** Task directions **
Print, word for word, the opening line of the data below and every line after it through the line that contains "const xTicks = [0, 1];", but not the pictures.

** Recorded data **
====================

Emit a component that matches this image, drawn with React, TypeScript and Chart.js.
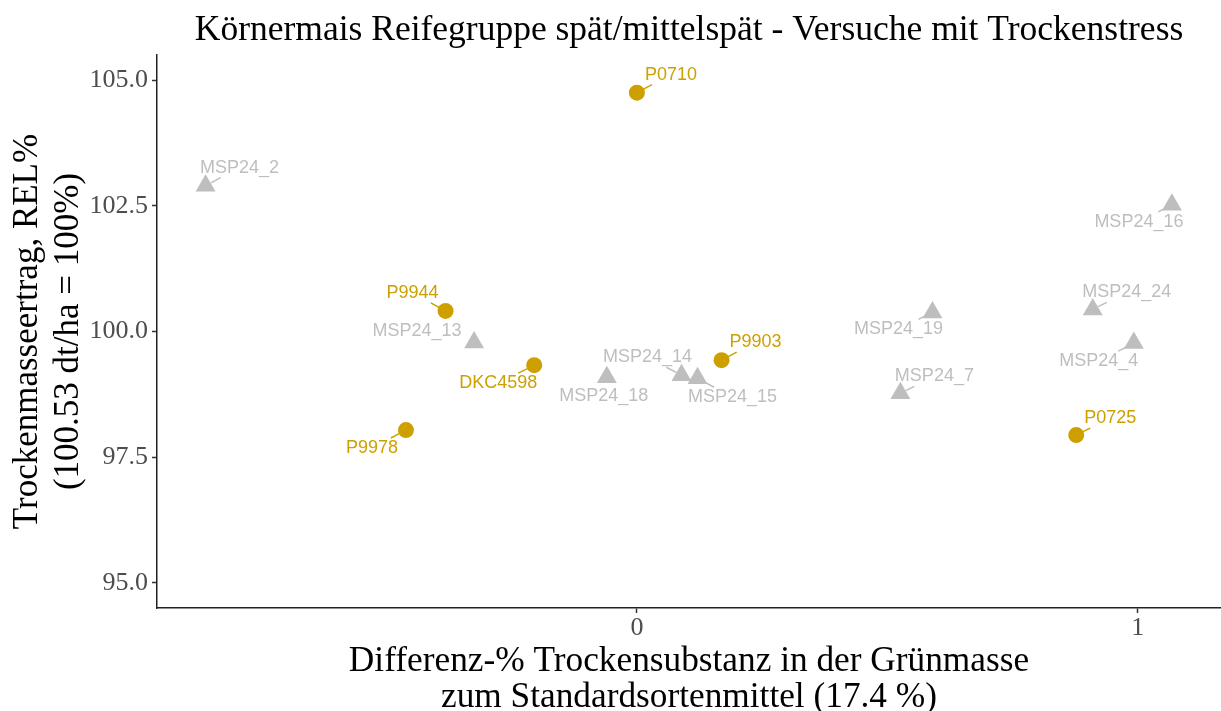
import React, { useEffect, useRef } from 'react';
import { Chart, registerables } from 'chart.js';

Chart.register(...registerables);

// ---- data ----
const chartTitle = 'Körnermais Reifegruppe spät/mittelspät - Versuche mit Trockenstress';
const xTitleLines = ['Differenz-% Trockensubstanz in der Grünmasse', 'zum Standardsortenmittel (17.4 %)'];
const yTitleLines = ['Trockenmasseertrag, REL%', '(100.53 dt/ha = 100%)'];

const sortenNames = ['P0710', 'P9944', 'DKC4598', 'P9978', 'P9903', 'P0725'];
const sortenX = [0.0, -0.382, -0.205, -0.461, 0.169, 0.877];
const sortenY = [104.75, 100.41, 99.33, 98.04, 99.43, 97.94];

const mspNames = ['MSP24_2', 'MSP24_13', 'MSP24_18', 'MSP24_14', 'MSP24_15', 'MSP24_7', 'MSP24_19', 'MSP24_24', 'MSP24_4', 'MSP24_16'];
const mspX = [-0.861, -0.325, -0.06, 0.089, 0.121, 0.526, 0.59, 0.91, 0.992, 1.068];
const mspY = [102.9, 99.78, 99.09, 99.13, 99.07, 98.77, 100.38, 100.44, 99.77, 102.52];

const yTicks = [95, 97.5, 100, 102.5, 105];
const xTicks = [0, 1];

// ---- styling / layout ----
const GOLD = '#CDA000';
const GREY = '#BEBEBE';
const SERIF = '"Liberation Serif", "Times New Roman", serif';
const SANS = '"Liberation Sans", Arial, sans-serif';

// repel-style label placement (pixel offsets of label centre from its point)
const labelOffsets: Record<string, [number, number]> = {
  P0710: [34, -18],
  P9944: [-33, -18],
  DKC4598: [-36, 18],
  P9978: [-34, 18],
  P9903: [34, -18],
  P0725: [34, -17],
  MSP24_2: [34, -18],
  MSP24_13: [-57, -12],
  MSP24_18: [-3, 19],
  MSP24_14: [-34, -18],
  MSP24_15: [35, 19],
  MSP24_7: [34, -17],
  MSP24_19: [-34, 17],
  MSP24_24: [34, -17],
  MSP24_4: [-35, 18],
  MSP24_16: [-33, 17],
};

const labelPlugin = {
  id: 'repelLabels',
  afterDatasetsDraw(chart: any) {
    const ctx = chart.ctx;
    ctx.save();
    ctx.font = `18px ${SANS}`;
    ctx.textAlign = 'center';
    ctx.textBaseline = 'middle';
    chart.data.datasets.forEach((ds: any, di: number) => {
      const meta = chart.getDatasetMeta(di);
      const color = ds.labelColor;
      const rStart = ds.segStart;
      meta.data.forEach((el: any, i: number) => {
        const name = ds.names[i];
        const off = labelOffsets[name] || [0, -18];
        const px = el.x;
        const py = el.y;
        const tx = px + off[0];
        const ty = py + off[1];
        const w = ctx.measureText(name).width;
        const pad = 3;
        const bx0 = tx - w / 2 - pad;
        const bx1 = tx + w / 2 + pad;
        const by0 = ty - 7 - pad;
        const by1 = ty + 7 + pad;
        const dx = tx - px;
        const dy = ty - py;
        const full = Math.hypot(dx, dy);
        const slab = (p: number, d: number, a: number, b: number) => {
          if (Math.abs(d) < 1e-9) return -Infinity;
          return Math.min((a - p) / d, (b - p) / d);
        };
        const tEnter = Math.max(0, slab(px, dx, bx0, bx1), slab(py, dy, by0, by1));
        const endLen = tEnter * full;
        if (endLen - rStart > 5) {
          const ux = dx / full;
          const uy = dy / full;
          ctx.strokeStyle = color;
          ctx.lineWidth = 1.5;
          ctx.beginPath();
          ctx.moveTo(px + ux * rStart, py + uy * rStart);
          ctx.lineTo(px + ux * endLen, py + uy * endLen);
          ctx.stroke();
        }
        ctx.fillStyle = color;
        ctx.fillText(name, tx, ty);
      });
    });
    ctx.restore();
  },
};

const titlePlugin = {
  id: 'plotTitle',
  afterDraw(chart: any) {
    const { ctx, chartArea } = chart;
    ctx.save();
    ctx.font = `35.5px ${SERIF}`;
    ctx.fillStyle = '#000';
    ctx.textAlign = 'center';
    ctx.textBaseline = 'alphabetic';
    ctx.fillText(chartTitle, (chartArea.left + chartArea.right) / 2, 40);
    ctx.restore();
  },
};

export default function App() {
  const canvasRef = useRef<HTMLCanvasElement | null>(null);

  useEffect(() => {
    if (!canvasRef.current) return;
    const chart = new Chart(canvasRef.current, {
      type: 'scatter',
      data: {
        datasets: [
          {
            label: 'MSP',
            data: mspX.map((x, i) => ({ x, y: mspY[i] })),
            pointStyle: 'triangle',
            pointRadius: 11.5,
            pointHoverRadius: 11.5,
            backgroundColor: GREY,
            borderColor: GREY,
            borderWidth: 0,
            names: mspNames,
            labelColor: GREY,
            segStart: 6,
          } as any,
          {
            label: 'Sorten',
            data: sortenX.map((x, i) => ({ x, y: sortenY[i] })),
            pointStyle: 'circle',
            pointRadius: 8,
            pointHoverRadius: 8,
            backgroundColor: GOLD,
            borderColor: GOLD,
            borderWidth: 0,
            names: sortenNames,
            labelColor: GOLD,
            segStart: 7,
          } as any,
        ],
      },
      options: {
        responsive: false,
        animation: false,
        events: [],
        layout: { autoPadding: false, padding: { top: 55, left: 0, right: 0, bottom: 0 } },
        plugins: {
          legend: { display: false },
          tooltip: { enabled: false },
          title: { display: false },
        },
        scales: {
          x: {
            type: 'linear',
            min: -0.958,
            max: 1.166,
            afterBuildTicks: (s: any) => {
              s.ticks = xTicks.map((v) => ({ value: v }));
            },
            afterFit: (s: any) => {
              s.height = 103;
              s.paddingLeft = 0;
              s.paddingRight = 0;
            },
            ticks: {
              autoSkip: false,
              padding: 0,
              color: '#4d4d4d',
              font: { family: SERIF, size: 26 },
              callback: (v: any) => String(v),
            },
            grid: {
              drawOnChartArea: false,
              drawTicks: true,
              tickLength: 5,
              tickWidth: 1.5,
              color: '#333',
            },
            border: { display: true, color: '#222', width: 1.5 },
            title: {
              display: true,
              text: xTitleLines,
              color: '#000',
              font: { family: SERIF, size: 35.3, lineHeight: 1.0 },
              padding: { top: 0, bottom: -4 },
            },
          },
          y: {
            type: 'linear',
            min: 94.5,
            max: 105.5,
            afterBuildTicks: (s: any) => {
              s.ticks = yTicks.map((v) => ({ value: v }));
            },
            afterFit: (s: any) => {
              s.width = 157;
              s.paddingTop = 0;
              s.paddingBottom = 0;
            },
            ticks: {
              autoSkip: false,
              padding: 4,
              color: '#4d4d4d',
              font: { family: SERIF, size: 26 },
              callback: (v: any) => Number(v).toFixed(1),
            },
            grid: {
              drawOnChartArea: false,
              drawTicks: true,
              tickLength: 5,
              tickWidth: 1.5,
              color: '#333',
            },
            border: { display: true, color: '#222', width: 1.5 },
            title: {
              display: true,
              text: yTitleLines,
              color: '#000',
              font: { family: SERIF, size: 35, lineHeight: 1.17 },
              padding: { top: 7, bottom: 0 },
            },
          },
        },
      },
      plugins: [labelPlugin, titlePlugin],
    });
    return () => chart.destroy();
  }, []);

  return (
    <div style={{ position: 'absolute', left: 0, top: 0, width: 1221, height: 711, background: '#fff' }}>
      <canvas ref={canvasRef} width={1221} height={711} style={{ display: 'block' }} />
    </div>
  );
}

====================

** Task output **
Emit a component that matches this image, drawn with React, TypeScript and Chart.js.
import React, { useEffect, useRef } from 'react';
import { Chart, registerables } from 'chart.js';

Chart.register(...registerables);

// ---- data ----
const chartTitle = 'Körnermais Reifegruppe spät/mittelspät - Versuche mit Trockenstress';
const xTitleLines = ['Differenz-% Trockensubstanz in der Grünmasse', 'zum Standardsortenmittel (17.4 %)'];
const yTitleLines = ['Trockenmasseertrag, REL%', '(100.53 dt/ha = 100%)'];

const sortenNames = ['P0710', 'P9944', 'DKC4598', 'P9978', 'P9903', 'P0725'];
const sortenX = [0.0, -0.382, -0.205, -0.461, 0.169, 0.877];
const sortenY = [104.75, 100.41, 99.33, 98.04, 99.43, 97.94];

const mspNames = ['MSP24_2', 'MSP24_13', 'MSP24_18', 'MSP24_14', 'MSP24_15', 'MSP24_7', 'MSP24_19', 'MSP24_24', 'MSP24_4', 'MSP24_16'];
const mspX = [-0.861, -0.325, -0.06, 0.089, 0.121, 0.526, 0.59, 0.91, 0.992, 1.068];
const mspY = [102.9, 99.78, 99.09, 99.13, 99.07, 98.77, 100.38, 100.44, 99.77, 102.52];

const yTicks = [95, 97.5, 100, 102.5, 105];
const xTicks = [0, 1];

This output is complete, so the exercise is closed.